Every now and then I like to re-read certain books. I get a hankering to re-enter that world and enjoy that particular story. The books I get the craving for would all come in my top books ever, so to my mind, they are also incredibly well written with well developed characters that one can learn from.
Ender’s Game is one such novel, and while on the surface it may not appear that this sci-fi novel about intergalactic war and the brutality of children is something you can learn to be a better person from, I think there are lessons to be had.
Ender is the third child, specifically allowed by government mandate to exist because of the promise of his two elder siblings. However, Peter is too violent, too manipulative and kind of evil, so he didn’t get into Battle School. Valentine, the middle child, is at the other end of the spectrum, she is too kind and sensitive to be able to cope with the rigors Battle School would demand. Ender is a balance of both of those personalities. He can see where his brother Peter goes too far, and has been a victim of his bullying, when Ender’s own actions stray too far into the ‘Peter-zone’ he is filled with remorse. Remorse of course, is something that he has learned from Valentine. Ender has learned that emotions can be useful, and are indeed essential in being a good person.
By balancing Peter’s determination to get things done and Valentines sensitivity to the human condition, Ender achieves a balance that makes him both likable and an efficient leader.
Watch and Learn
One of the reasons Ender is so awesome at pretty much everything he does is that he gives himself time to learn before he acts. This is most obviously shown when he watches the older boys play a video game for an hour, works out the tricks, works out how different strategies are used and then beats the best older boy 2 out of 3.
Ender also does this with difficult people, he watches how they behave with their friends and their enemies until he knows how they tick, then he can use whatever strategy will work to get them on his side.
Search for love
This one is a little more subtle, but its there. Ender commands others so easily because they find it so easy to love him. He treats people with respect, kindness and patience. Although the teachers are specifically ensuring that he will be isolated from his peers Ender makes friends. His first friend at Battle School, Alai started out as an enemy. Alai recognises Ender’s genius and the way he treats people with respect and opens the doors to friendship with him.

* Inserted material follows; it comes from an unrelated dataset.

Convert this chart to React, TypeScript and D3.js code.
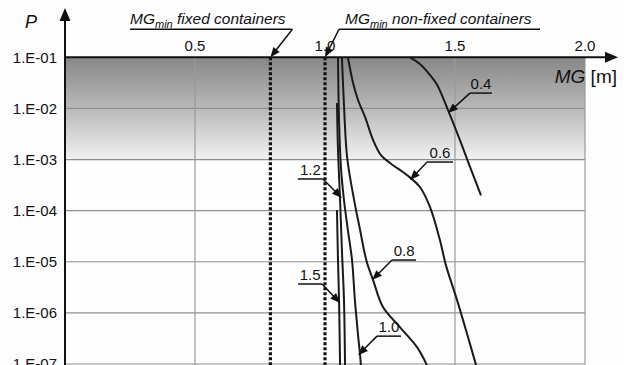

When Alai reveals that he is religious (which isn’t allowed) by whispering the word Salaam Ender doesn’t understand the word, but he understands the warmth of the gesture and keeps the moment secret to protect Alai.
At the heart of Ender’s despair there is always his love for his sister Valentine, which keeps him going. To say too much more about that would be spoiler central, but Ender knows that he is not his brother because of the strength of his love for his sister. Searching out and holding onto love like that makes Ender a great person.
Tied into all of the above, and perhaps the most important thing is Empathy. The reason why the adults hide the things they hide from Ender is that they know he has too much empathy to really destroy the enemy. He is able to think like his enemies, put himself into their frame of mind and act accordingly. As such, he is able to understand his enemies in ways that no one else can, and thus he can feel remorse and regret when his actions have been destructive.
Now, none of us are currently being pitted in simulated war games against a race of aliens (as far as I know, anyway), but empathy is well worth cultivating. If you can understand someone’s actions then you can relate to them and if you can relate to someone then you are closer to becoming friends and everyone needs friends.